Damovo
- Type: Private company
- Industry: Telecommunications
- Founded: 2001 in Düsseldorf, Germany
- Owner: Global Growth

= Damovo =

Damovo is a multinational technology services company headquartered in Europe. It provides solutions in unified communications and collaboration, enterprise networks, cybersecurity, contact centers, cloud services, and global managed services. The company operates across Europe, the Americas, and the Asia–Pacific region, offering support in more than 150 countries through partnerships with vendors including Avaya, Cisco, Microsoft, Extreme Networks, Genesys, and Mitel. Damovo originated in 2001 as a spin-off from Ericsson’s direct sales and service operations and has expanded internationally through acquisitions and investment.

== History ==
Damovo was formerly a division of the Swedish telecoms group Ericsson. In 2001, the London-based Apax Partners acquired and spun off the direct sales and service operations division into a separate company in a management buy out led by Pearse Flynn. At the time Damovo was based in Glasgow, Scotland. Flynn was chief executive of the company until 2003. In December 2006, Apax handed over its entire equity stake in the company to its creditors.

In January 2015, Damovo Europe was acquired by Oakley Capital Equity II. Matthew Riley, founder of the Daisy Group, was appointed Executive Chairman. Damovo UK was also acquired by Daisy in a separate deal.

In August 2015, Damovo acquired the voice and unified communications business of Centre de Télécommunications et Téléinformatiques Luxembourgeois (CTTL) in Luxembourg.

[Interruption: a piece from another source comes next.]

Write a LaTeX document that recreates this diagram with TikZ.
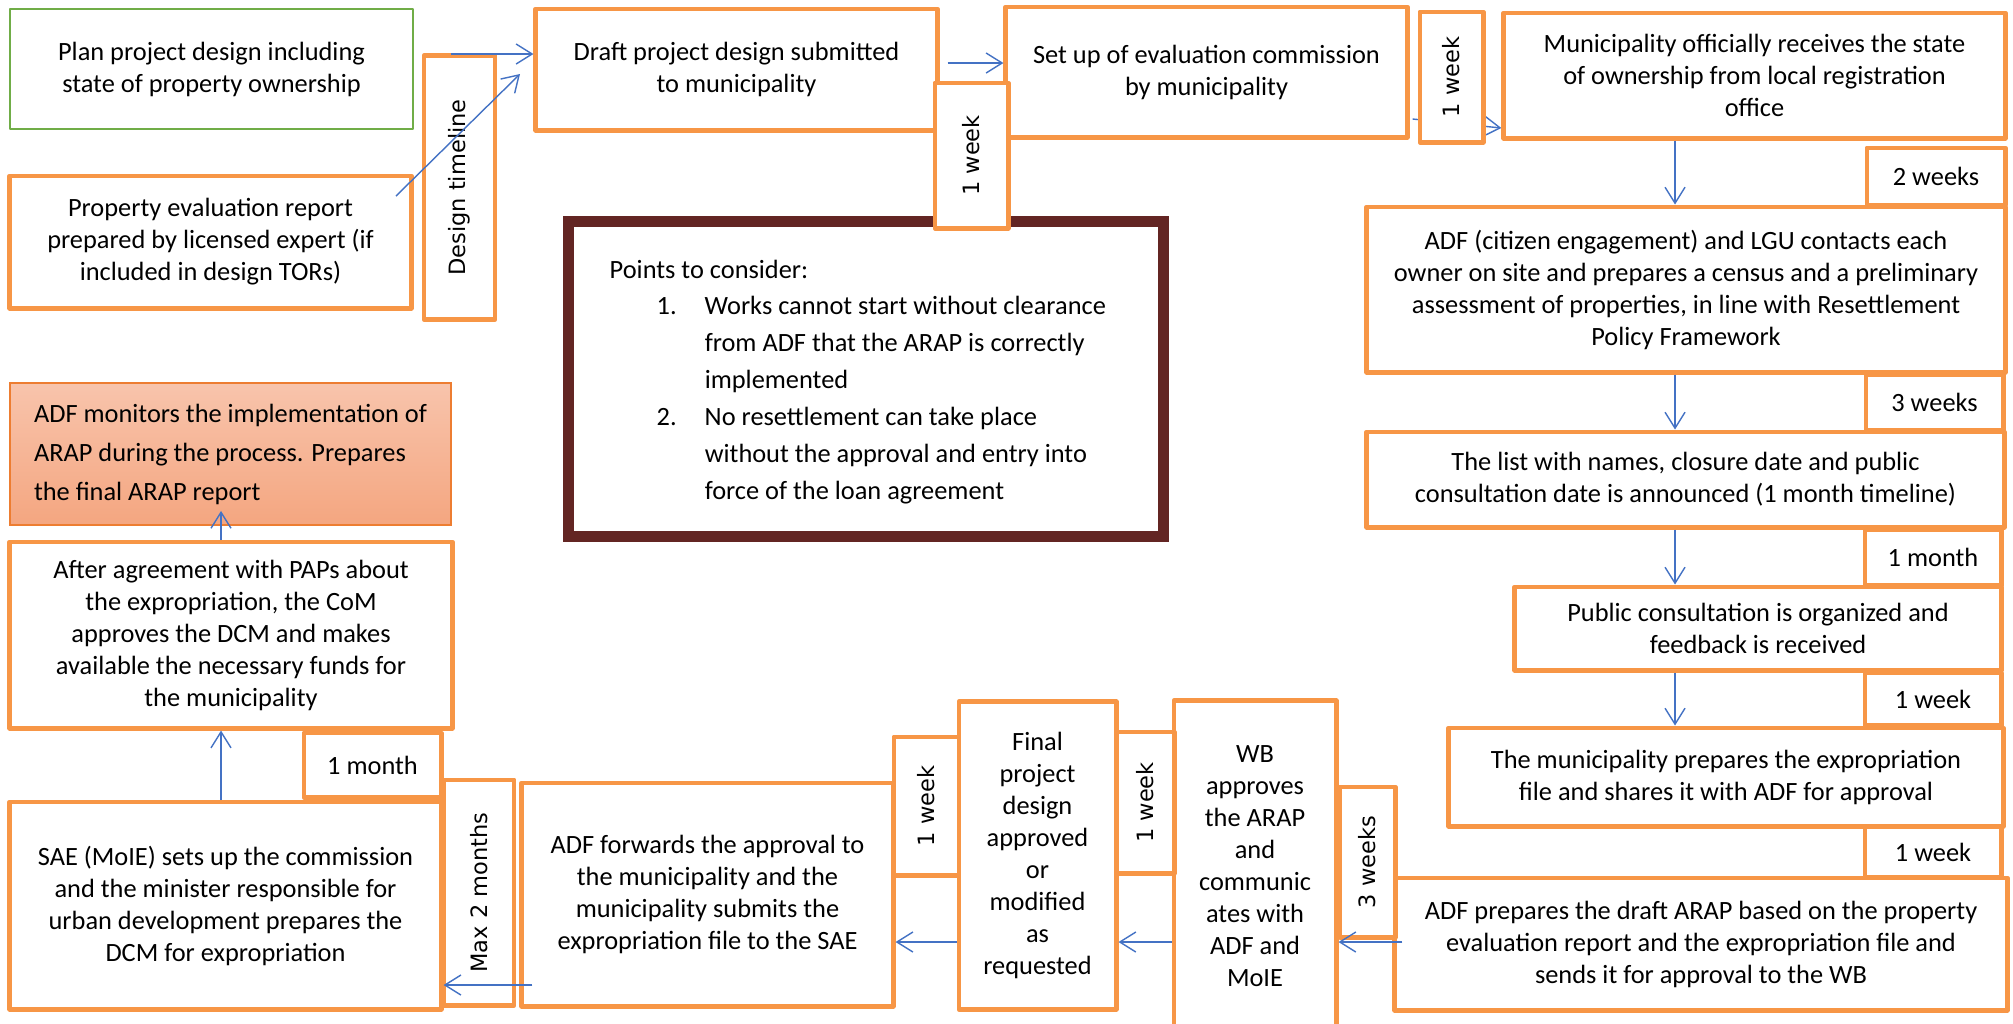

This was the first acquisition by Damovo, since it was acquired by Oakley Capital earlier in the year.

In November 2016, Damovo completed the acquisition of Netfarmers GmbH – a Germany-based company focused in unified communications, security and networking. In June 2017, Damovo acquired of Swiss-based Voice & Data Network AG (Vodanet).

Damovo was acquired by the American investment fund Global Growth in July 2018.